Third, the issue of competing payment standards has loomed large in Net1’s past and will continue to do so in its future. Net1 invented and patented the Universal Electronic Payment System (UEPS) some 14 years ago as the standard by which secure payments are encrypted and enabled between cards and card readers. This proprietary standard is one of the jewels of Net1’s intellectual property—or is it? A standard is only a jewel if it is widely accepted as such, and the patent holder can benefit from it. Rather than adopt a proprietary standard for ‘smart’ or chip-enabled credit cards, the major credit card associations chose to develop a co-operative standard for chips (for identification) on their cards: the so-called E(uropay)M(astercard)V(isa) standard, which is widely applied in Europe today, and increasingly in other markets.

 

The founder of Net 1 is dismissive of EMV: “..it is still in the times of archaic smart card technology.

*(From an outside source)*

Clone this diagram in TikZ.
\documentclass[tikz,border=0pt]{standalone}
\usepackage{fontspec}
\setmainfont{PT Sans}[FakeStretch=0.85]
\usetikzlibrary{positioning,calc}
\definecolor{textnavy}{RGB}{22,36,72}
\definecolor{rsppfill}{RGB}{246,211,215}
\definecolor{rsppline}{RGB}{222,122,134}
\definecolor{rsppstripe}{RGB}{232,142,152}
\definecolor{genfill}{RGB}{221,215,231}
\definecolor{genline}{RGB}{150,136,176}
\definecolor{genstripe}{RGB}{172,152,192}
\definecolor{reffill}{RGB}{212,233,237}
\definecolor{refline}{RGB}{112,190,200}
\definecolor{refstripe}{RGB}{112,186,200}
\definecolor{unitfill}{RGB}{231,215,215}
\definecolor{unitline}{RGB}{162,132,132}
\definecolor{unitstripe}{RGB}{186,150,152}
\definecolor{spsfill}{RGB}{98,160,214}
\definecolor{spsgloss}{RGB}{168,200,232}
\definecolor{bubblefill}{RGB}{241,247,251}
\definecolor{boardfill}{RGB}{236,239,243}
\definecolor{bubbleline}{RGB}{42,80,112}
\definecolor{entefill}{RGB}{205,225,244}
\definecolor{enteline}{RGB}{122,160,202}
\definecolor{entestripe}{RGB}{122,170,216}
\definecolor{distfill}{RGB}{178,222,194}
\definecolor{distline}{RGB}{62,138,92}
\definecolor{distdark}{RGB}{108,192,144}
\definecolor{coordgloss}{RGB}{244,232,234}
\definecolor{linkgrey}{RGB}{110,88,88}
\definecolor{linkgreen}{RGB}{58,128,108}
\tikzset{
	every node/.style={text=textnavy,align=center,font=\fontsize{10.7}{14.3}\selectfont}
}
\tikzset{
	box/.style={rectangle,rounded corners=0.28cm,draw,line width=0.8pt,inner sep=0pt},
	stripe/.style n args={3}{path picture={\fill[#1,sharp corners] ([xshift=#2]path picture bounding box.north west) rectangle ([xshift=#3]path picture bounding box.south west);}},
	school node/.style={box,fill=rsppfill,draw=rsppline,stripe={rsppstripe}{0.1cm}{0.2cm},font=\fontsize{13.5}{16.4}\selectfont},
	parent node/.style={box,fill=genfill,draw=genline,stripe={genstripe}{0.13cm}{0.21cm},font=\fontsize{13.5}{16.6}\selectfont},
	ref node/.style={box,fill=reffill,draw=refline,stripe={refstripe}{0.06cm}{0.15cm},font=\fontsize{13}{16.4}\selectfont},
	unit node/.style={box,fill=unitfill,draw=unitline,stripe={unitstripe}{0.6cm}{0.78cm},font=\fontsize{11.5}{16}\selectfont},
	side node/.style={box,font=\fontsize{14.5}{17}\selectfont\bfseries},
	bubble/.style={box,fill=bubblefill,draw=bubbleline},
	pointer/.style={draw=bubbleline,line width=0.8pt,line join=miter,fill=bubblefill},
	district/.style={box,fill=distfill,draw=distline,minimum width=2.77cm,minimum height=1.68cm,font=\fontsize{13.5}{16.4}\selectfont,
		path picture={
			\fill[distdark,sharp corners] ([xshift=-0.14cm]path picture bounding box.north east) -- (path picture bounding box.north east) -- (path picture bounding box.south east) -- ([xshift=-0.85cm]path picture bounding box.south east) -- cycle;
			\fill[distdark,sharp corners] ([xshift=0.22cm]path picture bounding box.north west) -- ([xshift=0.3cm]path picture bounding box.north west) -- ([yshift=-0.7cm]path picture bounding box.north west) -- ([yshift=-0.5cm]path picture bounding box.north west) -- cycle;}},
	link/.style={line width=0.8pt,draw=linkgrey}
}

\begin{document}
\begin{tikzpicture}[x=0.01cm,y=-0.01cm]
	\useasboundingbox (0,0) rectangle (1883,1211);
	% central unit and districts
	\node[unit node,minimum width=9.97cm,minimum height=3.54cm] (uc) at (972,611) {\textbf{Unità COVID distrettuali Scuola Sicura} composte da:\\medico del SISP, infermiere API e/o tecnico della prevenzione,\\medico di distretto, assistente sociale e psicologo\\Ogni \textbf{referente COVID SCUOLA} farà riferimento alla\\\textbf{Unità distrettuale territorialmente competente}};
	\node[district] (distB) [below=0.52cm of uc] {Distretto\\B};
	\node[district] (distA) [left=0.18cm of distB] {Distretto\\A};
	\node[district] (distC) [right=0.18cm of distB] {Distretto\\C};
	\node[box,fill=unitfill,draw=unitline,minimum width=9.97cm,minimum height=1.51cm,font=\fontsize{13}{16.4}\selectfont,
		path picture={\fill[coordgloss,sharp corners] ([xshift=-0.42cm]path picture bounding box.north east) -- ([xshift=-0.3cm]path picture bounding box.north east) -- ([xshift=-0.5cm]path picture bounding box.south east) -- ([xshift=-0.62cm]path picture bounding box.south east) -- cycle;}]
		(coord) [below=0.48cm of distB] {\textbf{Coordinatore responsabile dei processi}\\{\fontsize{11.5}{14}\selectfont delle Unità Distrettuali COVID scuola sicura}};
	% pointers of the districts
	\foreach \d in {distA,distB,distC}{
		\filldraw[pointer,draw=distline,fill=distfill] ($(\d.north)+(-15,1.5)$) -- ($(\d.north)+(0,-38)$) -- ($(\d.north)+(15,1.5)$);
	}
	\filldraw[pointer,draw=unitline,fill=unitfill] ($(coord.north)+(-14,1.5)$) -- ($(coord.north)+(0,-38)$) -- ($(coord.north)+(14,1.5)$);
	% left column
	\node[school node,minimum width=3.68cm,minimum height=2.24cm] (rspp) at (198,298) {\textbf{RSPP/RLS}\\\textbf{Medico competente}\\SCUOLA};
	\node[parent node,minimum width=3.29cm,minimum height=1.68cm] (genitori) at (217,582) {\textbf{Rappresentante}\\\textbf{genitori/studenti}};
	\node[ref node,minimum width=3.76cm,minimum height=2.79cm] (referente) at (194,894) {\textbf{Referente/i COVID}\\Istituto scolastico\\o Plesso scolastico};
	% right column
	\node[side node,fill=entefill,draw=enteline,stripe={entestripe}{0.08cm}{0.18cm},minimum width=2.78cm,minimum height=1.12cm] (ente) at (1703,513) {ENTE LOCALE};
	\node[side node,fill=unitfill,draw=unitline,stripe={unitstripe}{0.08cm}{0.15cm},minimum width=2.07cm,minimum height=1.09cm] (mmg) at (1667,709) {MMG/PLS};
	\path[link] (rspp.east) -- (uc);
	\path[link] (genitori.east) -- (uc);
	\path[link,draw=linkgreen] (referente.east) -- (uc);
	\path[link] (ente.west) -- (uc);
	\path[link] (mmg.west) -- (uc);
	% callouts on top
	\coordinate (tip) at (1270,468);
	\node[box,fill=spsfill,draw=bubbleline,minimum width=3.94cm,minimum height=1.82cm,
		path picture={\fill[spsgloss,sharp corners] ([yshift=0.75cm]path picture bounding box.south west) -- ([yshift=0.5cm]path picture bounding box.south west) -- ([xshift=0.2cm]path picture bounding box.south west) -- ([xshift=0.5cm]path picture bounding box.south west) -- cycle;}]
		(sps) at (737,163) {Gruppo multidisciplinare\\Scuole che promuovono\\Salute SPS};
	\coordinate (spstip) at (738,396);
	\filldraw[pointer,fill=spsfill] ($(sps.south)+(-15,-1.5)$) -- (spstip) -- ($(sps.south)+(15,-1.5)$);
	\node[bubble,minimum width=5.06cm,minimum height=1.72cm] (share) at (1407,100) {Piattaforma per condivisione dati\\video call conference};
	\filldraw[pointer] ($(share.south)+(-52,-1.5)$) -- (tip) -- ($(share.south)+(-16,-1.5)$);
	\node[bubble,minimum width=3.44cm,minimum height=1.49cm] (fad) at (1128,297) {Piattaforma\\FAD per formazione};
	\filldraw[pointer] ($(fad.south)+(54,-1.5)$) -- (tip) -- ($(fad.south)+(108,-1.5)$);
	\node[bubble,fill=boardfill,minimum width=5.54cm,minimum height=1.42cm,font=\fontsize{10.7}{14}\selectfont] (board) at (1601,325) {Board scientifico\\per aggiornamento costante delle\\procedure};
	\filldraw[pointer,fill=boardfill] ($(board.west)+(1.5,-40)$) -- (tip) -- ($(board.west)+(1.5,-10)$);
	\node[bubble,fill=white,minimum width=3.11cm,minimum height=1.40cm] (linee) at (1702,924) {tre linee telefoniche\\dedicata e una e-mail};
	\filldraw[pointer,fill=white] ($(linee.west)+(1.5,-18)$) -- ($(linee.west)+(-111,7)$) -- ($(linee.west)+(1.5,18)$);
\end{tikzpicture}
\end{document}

It is just a credit card, you can’t load cash onto it, it is not secure enough and can’t work offline”, as reported in Electronic Payments International 30 June 2005. However, given that the EMV consortium is backed by massive banks with wide reach, little Net1 cannot afford to compete head on: instead, it has developed the ability to ‘morph’ or inter-operate with EMV. This feature may be essential to UEPS having a long term future, in a world of ubiquitous inter-operable acquiring devices like cellphones. As everyone who has heard the examples of QWERTY or Betamax/VHS knows, the standards race is not necessarily to the best, but to the quickest to get sufficient scale. As EMV rolls out, hopefully it will not squash innovation in payments space by smaller rivals, such as UEPS. Whatever one may think of the propriety of proprietary systems for payments, UEPS has earned a reputation as an innovator to watch.